Stated goal —
Write every record out again exactly, and keep images out of it.

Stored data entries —
<<<<
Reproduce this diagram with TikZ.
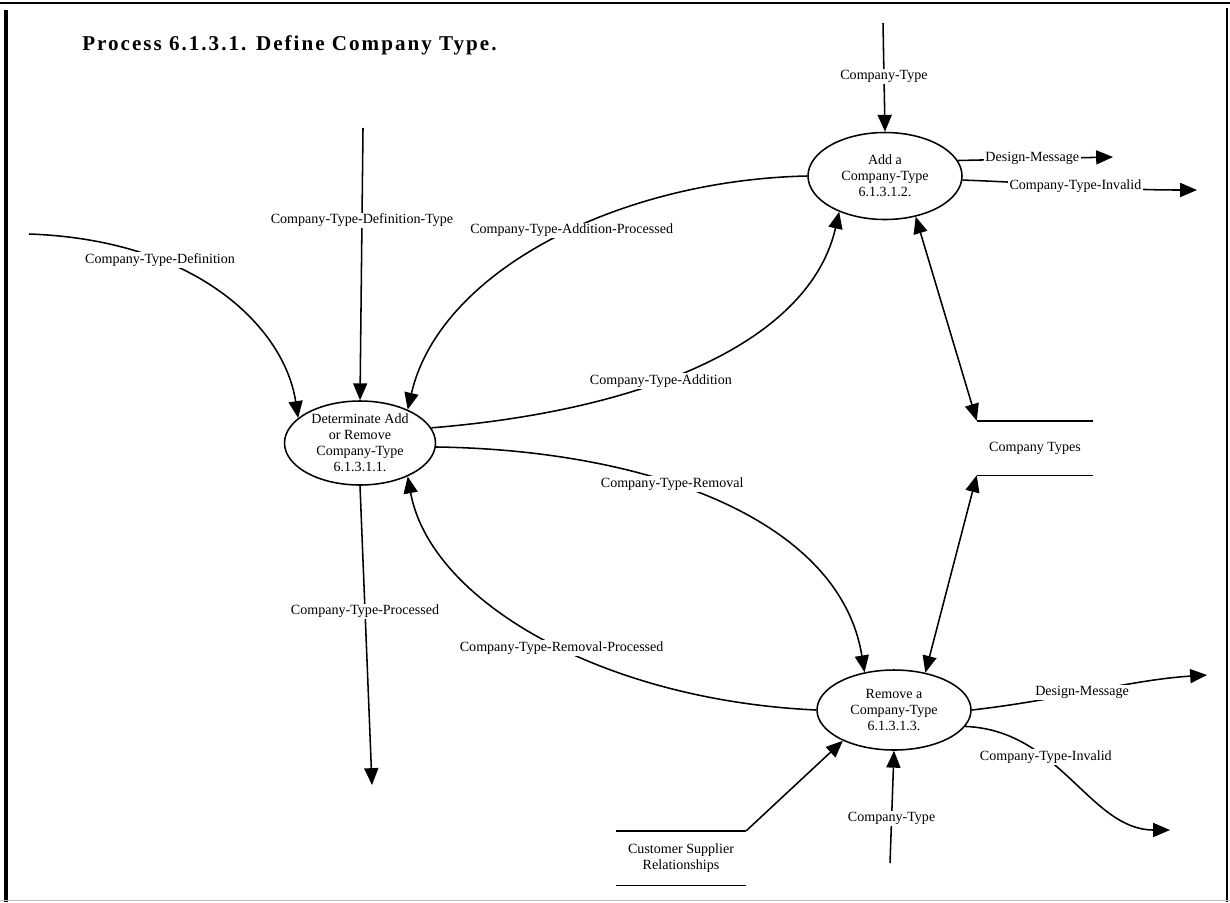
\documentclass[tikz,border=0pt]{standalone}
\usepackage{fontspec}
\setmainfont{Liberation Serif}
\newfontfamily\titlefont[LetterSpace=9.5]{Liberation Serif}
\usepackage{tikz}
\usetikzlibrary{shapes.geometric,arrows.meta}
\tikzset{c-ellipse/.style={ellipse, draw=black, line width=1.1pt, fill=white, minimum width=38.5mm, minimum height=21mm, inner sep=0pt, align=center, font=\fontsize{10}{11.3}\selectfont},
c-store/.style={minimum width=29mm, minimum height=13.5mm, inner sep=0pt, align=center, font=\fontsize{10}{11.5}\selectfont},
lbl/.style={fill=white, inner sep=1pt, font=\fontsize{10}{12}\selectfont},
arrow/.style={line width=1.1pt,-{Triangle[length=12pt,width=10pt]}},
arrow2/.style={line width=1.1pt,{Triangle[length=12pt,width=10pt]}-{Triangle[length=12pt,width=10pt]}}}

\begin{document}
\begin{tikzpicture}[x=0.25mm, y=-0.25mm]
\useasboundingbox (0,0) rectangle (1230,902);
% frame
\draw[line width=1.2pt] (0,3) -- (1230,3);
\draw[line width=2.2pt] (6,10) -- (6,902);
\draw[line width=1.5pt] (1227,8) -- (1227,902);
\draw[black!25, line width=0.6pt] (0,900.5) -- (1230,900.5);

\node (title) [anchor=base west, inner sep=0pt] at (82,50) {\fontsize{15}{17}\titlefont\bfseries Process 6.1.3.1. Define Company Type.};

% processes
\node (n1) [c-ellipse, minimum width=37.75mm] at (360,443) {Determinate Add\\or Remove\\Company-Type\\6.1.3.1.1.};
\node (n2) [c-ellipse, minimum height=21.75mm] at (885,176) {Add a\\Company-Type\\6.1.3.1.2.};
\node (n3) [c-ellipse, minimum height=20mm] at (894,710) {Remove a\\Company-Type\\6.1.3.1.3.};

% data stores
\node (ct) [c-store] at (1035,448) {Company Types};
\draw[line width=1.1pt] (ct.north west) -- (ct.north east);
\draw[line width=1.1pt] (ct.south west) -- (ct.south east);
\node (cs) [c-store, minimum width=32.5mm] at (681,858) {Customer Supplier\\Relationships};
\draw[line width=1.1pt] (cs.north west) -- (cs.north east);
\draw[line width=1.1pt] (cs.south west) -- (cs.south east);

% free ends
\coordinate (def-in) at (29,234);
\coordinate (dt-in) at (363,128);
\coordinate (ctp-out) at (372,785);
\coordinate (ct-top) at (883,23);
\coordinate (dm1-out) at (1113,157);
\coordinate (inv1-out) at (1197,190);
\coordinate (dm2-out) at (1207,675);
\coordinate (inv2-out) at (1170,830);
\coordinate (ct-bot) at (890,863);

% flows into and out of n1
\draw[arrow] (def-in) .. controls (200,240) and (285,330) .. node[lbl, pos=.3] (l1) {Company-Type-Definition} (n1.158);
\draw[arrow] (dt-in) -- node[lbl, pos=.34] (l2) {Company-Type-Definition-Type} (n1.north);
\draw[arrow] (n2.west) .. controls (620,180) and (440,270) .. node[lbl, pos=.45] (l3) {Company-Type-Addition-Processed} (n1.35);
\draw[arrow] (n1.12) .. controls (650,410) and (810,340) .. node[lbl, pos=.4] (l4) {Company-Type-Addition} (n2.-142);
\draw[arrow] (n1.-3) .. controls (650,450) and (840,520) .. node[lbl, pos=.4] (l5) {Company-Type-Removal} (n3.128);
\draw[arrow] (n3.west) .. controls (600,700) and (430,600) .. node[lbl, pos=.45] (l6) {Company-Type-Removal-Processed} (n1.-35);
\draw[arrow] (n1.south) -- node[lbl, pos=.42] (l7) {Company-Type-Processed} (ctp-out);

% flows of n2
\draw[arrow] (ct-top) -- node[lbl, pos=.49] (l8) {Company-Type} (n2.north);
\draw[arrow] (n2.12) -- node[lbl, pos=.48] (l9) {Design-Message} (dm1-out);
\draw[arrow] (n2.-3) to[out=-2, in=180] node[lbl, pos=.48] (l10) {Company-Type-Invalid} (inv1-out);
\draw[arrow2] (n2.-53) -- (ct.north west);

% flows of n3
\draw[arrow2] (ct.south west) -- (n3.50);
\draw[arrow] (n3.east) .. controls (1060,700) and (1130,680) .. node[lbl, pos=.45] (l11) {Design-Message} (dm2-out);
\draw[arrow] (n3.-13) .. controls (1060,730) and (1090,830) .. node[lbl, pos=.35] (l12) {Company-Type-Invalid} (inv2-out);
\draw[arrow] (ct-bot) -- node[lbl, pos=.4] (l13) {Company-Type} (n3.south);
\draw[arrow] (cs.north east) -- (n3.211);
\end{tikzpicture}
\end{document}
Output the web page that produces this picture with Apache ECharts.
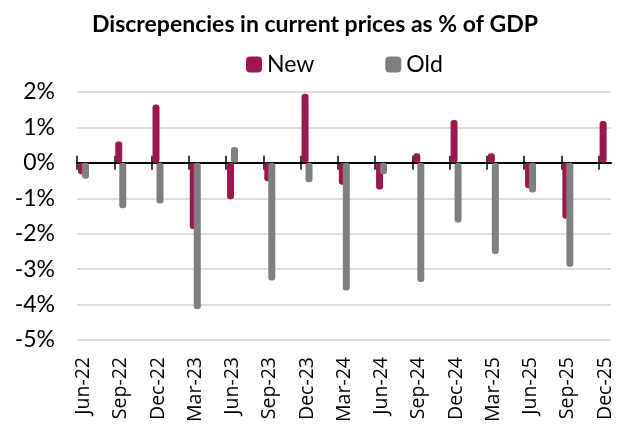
>>>>
Completed exercise —
Reproduce this diagram with TikZ.
\documentclass[tikz,border=0pt]{standalone}
\usepackage{fontspec}
\setmainfont{Liberation Serif}
\newfontfamily\titlefont[LetterSpace=9.5]{Liberation Serif}
\usepackage{tikz}
\usetikzlibrary{shapes.geometric,arrows.meta}
\tikzset{c-ellipse/.style={ellipse, draw=black, line width=1.1pt, fill=white, minimum width=38.5mm, minimum height=21mm, inner sep=0pt, align=center, font=\fontsize{10}{11.3}\selectfont},
c-store/.style={minimum width=29mm, minimum height=13.5mm, inner sep=0pt, align=center, font=\fontsize{10}{11.5}\selectfont},
lbl/.style={fill=white, inner sep=1pt, font=\fontsize{10}{12}\selectfont},
arrow/.style={line width=1.1pt,-{Triangle[length=12pt,width=10pt]}},
arrow2/.style={line width=1.1pt,{Triangle[length=12pt,width=10pt]}-{Triangle[length=12pt,width=10pt]}}}

\begin{document}
\begin{tikzpicture}[x=0.25mm, y=-0.25mm]
\useasboundingbox (0,0) rectangle (1230,902);
% frame
\draw[line width=1.2pt] (0,3) -- (1230,3);
\draw[line width=2.2pt] (6,10) -- (6,902);
\draw[line width=1.5pt] (1227,8) -- (1227,902);
\draw[black!25, line width=0.6pt] (0,900.5) -- (1230,900.5);

\node (title) [anchor=base west, inner sep=0pt] at (82,50) {\fontsize{15}{17}\titlefont\bfseries Process 6.1.3.1. Define Company Type.};

% processes
\node (n1) [c-ellipse, minimum width=37.75mm] at (360,443) {Determinate Add\\or Remove\\Company-Type\\6.1.3.1.1.};
\node (n2) [c-ellipse, minimum height=21.75mm] at (885,176) {Add a\\Company-Type\\6.1.3.1.2.};
\node (n3) [c-ellipse, minimum height=20mm] at (894,710) {Remove a\\Company-Type\\6.1.3.1.3.};

% data stores
\node (ct) [c-store] at (1035,448) {Company Types};
\draw[line width=1.1pt] (ct.north west) -- (ct.north east);
\draw[line width=1.1pt] (ct.south west) -- (ct.south east);
\node (cs) [c-store, minimum width=32.5mm] at (681,858) {Customer Supplier\\Relationships};
\draw[line width=1.1pt] (cs.north west) -- (cs.north east);
\draw[line width=1.1pt] (cs.south west) -- (cs.south east);

% free ends
\coordinate (def-in) at (29,234);
\coordinate (dt-in) at (363,128);
\coordinate (ctp-out) at (372,785);
\coordinate (ct-top) at (883,23);
\coordinate (dm1-out) at (1113,157);
\coordinate (inv1-out) at (1197,190);
\coordinate (dm2-out) at (1207,675);
\coordinate (inv2-out) at (1170,830);
\coordinate (ct-bot) at (890,863);

% flows into and out of n1
\draw[arrow] (def-in) .. controls (200,240) and (285,330) .. node[lbl, pos=.3] (l1) {Company-Type-Definition} (n1.158);
\draw[arrow] (dt-in) -- node[lbl, pos=.34] (l2) {Company-Type-Definition-Type} (n1.north);
\draw[arrow] (n2.west) .. controls (620,180) and (440,270) .. node[lbl, pos=.45] (l3) {Company-Type-Addition-Processed} (n1.35);
\draw[arrow] (n1.12) .. controls (650,410) and (810,340) .. node[lbl, pos=.4] (l4) {Company-Type-Addition} (n2.-142);
\draw[arrow] (n1.-3) .. controls (650,450) and (840,520) .. node[lbl, pos=.4] (l5) {Company-Type-Removal} (n3.128);
\draw[arrow] (n3.west) .. controls (600,700) and (430,600) .. node[lbl, pos=.45] (l6) {Company-Type-Removal-Processed} (n1.-35);
\draw[arrow] (n1.south) -- node[lbl, pos=.42] (l7) {Company-Type-Processed} (ctp-out);

% flows of n2
\draw[arrow] (ct-top) -- node[lbl, pos=.49] (l8) {Company-Type} (n2.north);
\draw[arrow] (n2.12) -- node[lbl, pos=.48] (l9) {Design-Message} (dm1-out);
\draw[arrow] (n2.-3) to[out=-2, in=180] node[lbl, pos=.48] (l10) {Company-Type-Invalid} (inv1-out);
\draw[arrow2] (n2.-53) -- (ct.north west);

% flows of n3
\draw[arrow2] (ct.south west) -- (n3.50);
\draw[arrow] (n3.east) .. controls (1060,700) and (1130,680) .. node[lbl, pos=.45] (l11) {Design-Message} (dm2-out);
\draw[arrow] (n3.-13) .. controls (1060,730) and (1090,830) .. node[lbl, pos=.35] (l12) {Company-Type-Invalid} (inv2-out);
\draw[arrow] (ct-bot) -- node[lbl, pos=.4] (l13) {Company-Type} (n3.south);
\draw[arrow] (cs.north east) -- (n3.211);
\end{tikzpicture}
\end{document}
Output the web page that produces this picture with Apache ECharts.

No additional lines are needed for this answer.